دراسة تأثير هندسة الزعانف المعدلة على أداء وحدة التخزين الحراري ثلاثية القنوات المربعة

Studying the effects of modified fin geometries on the performance of triple _square channel thermal storage unit

Abstract

In energy storages system, it considered that the latent heat thermal energy to be highly significant than the sensible energy owing to its large storage energy densities in a unit mass at almost fixed thermal energy. The recent work uses internal and external fins to discuss a technique for enhancing heat transfer during the melting of phase change materials (PCM) in a triple-square channel heat exchanger (TSCHE).
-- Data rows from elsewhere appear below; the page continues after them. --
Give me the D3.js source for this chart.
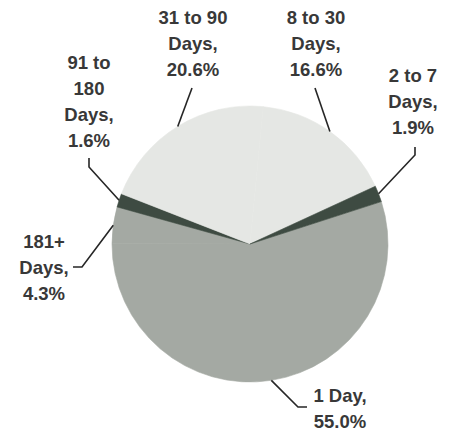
<!DOCTYPE html>
<html>
<head>
<meta charset="utf-8">
<script src="https://cdn.jsdelivr.net/npm/d3@7"></script>
<style>
  html, body { margin: 0; padding: 0; background: #ffffff; }
  svg { display: block; }
</style>
</head>
<body>
<svg id="chart" width="453" height="434"></svg>
<script>
// ---- data ----
const categories = ["1 Day", "181+ Days", "91 to 180 Days", "31 to 90 Days", "8 to 30 Days", "2 to 7 Days"];
const values = [55.0, 4.3, 1.6, 20.6, 16.6, 1.9];
const nameLines = [["1 Day,"], ["181+", "Days,"], ["91 to", "180", "Days,"], ["31 to 90", "Days,"], ["8 to 30", "Days,"], ["2 to 7", "Days,"]];
const sliceColors = ["#a4a9a3", "#a4a9a3", "#3e4b42", "#e5e7e4", "#e5e7e4", "#3e4b42"];

// ---- layout (label anchor: center x, first baseline; leader path points) ----
const labelPos = [
  { x: 340, y: 402, anchor: "middle", leader: [[298, 407], [307, 407]] },
  { x: 44,  y: 248, anchor: "middle", leader: [[82, 267], [73, 267]] },
  { x: 89,  y: 69,  anchor: "middle", leader: [[89, 167], [89, 158]] },
  { x: 193, y: 23.5, anchor: "middle", leader: [[192, 88]] },
  { x: 316, y: 23.5, anchor: "middle", leader: [[315, 88]] },
  { x: 413, y: 82,  anchor: "middle", leader: [[415, 155], [415, 147]] }
];

const cx = 250, cy = 244, R = 138, lineH = 26;
const svg = d3.select("#chart");
const g = svg.append("g").attr("transform", `translate(${cx},${cy})`);

const startA = 72.1 * Math.PI / 180;
const pie = d3.pie().sort(null).value(d => d.value)
  .startAngle(startA).endAngle(startA + 2 * Math.PI);
const data = categories.map((c, i) => ({ name: c, value: values[i], i }));
const arcs = pie(data);
const arc = d3.arc().innerRadius(0).outerRadius(R);
const rimArc = d3.arc().innerRadius(R).outerRadius(R);

g.selectAll("path.slice").data(arcs).enter().append("path")
  .attr("class", "slice")
  .attr("d", arc)
  .attr("fill", d => sliceColors[d.data.i])
  .attr("stroke", d => sliceColors[d.data.i])
  .attr("stroke-width", 0.6)
  .attr("stroke-linejoin", "round");

// leader lines
const line = d3.line();
arcs.forEach(a => {
  const rim = rimArc.centroid(a);
  const pts = [[rim[0] + cx, rim[1] + cy]].concat(labelPos[a.data.i].leader);
  svg.append("path")
    .attr("d", line(pts))
    .attr("fill", "none")
    .attr("stroke", "#262626")
    .attr("stroke-width", 1.6);
});

// labels
arcs.forEach(a => {
  const i = a.data.i;
  const lines = nameLines[i].concat([values[i].toFixed(1) + "%"]);
  const p = labelPos[i];
  const t = svg.append("text")
    .attr("text-anchor", p.anchor)
    .attr("font-family", "'Liberation Sans', Arial, sans-serif")
    .attr("font-size", 18.5)
    .attr("font-weight", "bold")
    .attr("fill", "#383838");
  lines.forEach((s, k) => {
    t.append("tspan").attr("x", p.x).attr("y", p.y + k * lineH).text(s);
  });
});
</script>
</body>
</html>
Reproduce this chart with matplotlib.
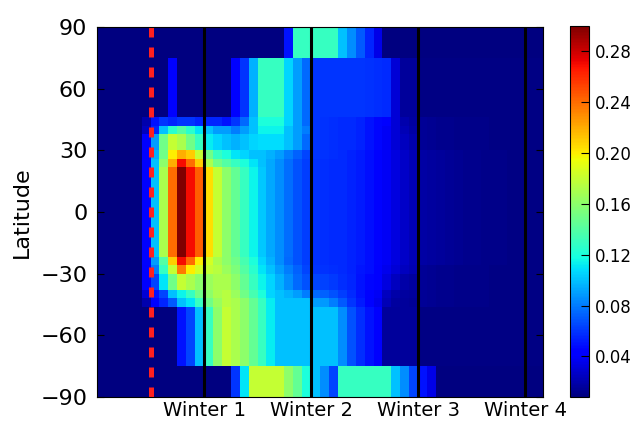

A 3-D numerical model is evolved employing FLUENT 2021 software. Pure conduction and natural convection are considered in the simulation. In the first case of the work, it was studied numerically by using RT42 paraffin wax, with copper triple- square channel. Finding the fins number, length of fin, mass flow rates, and phase change material (PCM) geometry in TSCHE is to study the influence of time for a comprehensive PCM melting. The study focused on the cases of fins, specifically Case A (without fins), Case B (with 4 fins), Case C (6 fins), and Case D (8 fins), all of which had a length of 42 mm. Also, case E (4 fins), case F (6 fins), and case G (8 fins) have a length of 47.6 mm and, the computational outcomes manifested that the case G (geometry of the PCM 8-cell) performed a shorter time to complete the melting of PCM, with a total melting time reduced to 29.2%. At the second case, the study was conducted numerically and experimentally: Paraffin wax RT64 is used, the system was made of stainless steel 304, the effect of volumetric flow rate, without and with using a fin. To validate the suggested model, experiments were carried out. The results of the simulation match those of the experimental part. The use of fins improved heat transfer during the paraffin wax melting process and thus reduced the melting time when using the same volumetric flow of (4, 8, and 16) l/min, respectively, the total enhancement of 29.68 %, 36.97%, and 48.7%.After that, the maximum difference was determined to identify the differences between the experimental and numerical results for the flow rates of HTF (4,8, and16) l/ min which were (4, 8, and 9) %, so the maximum difference was 9% for flow rate 16 l/ min.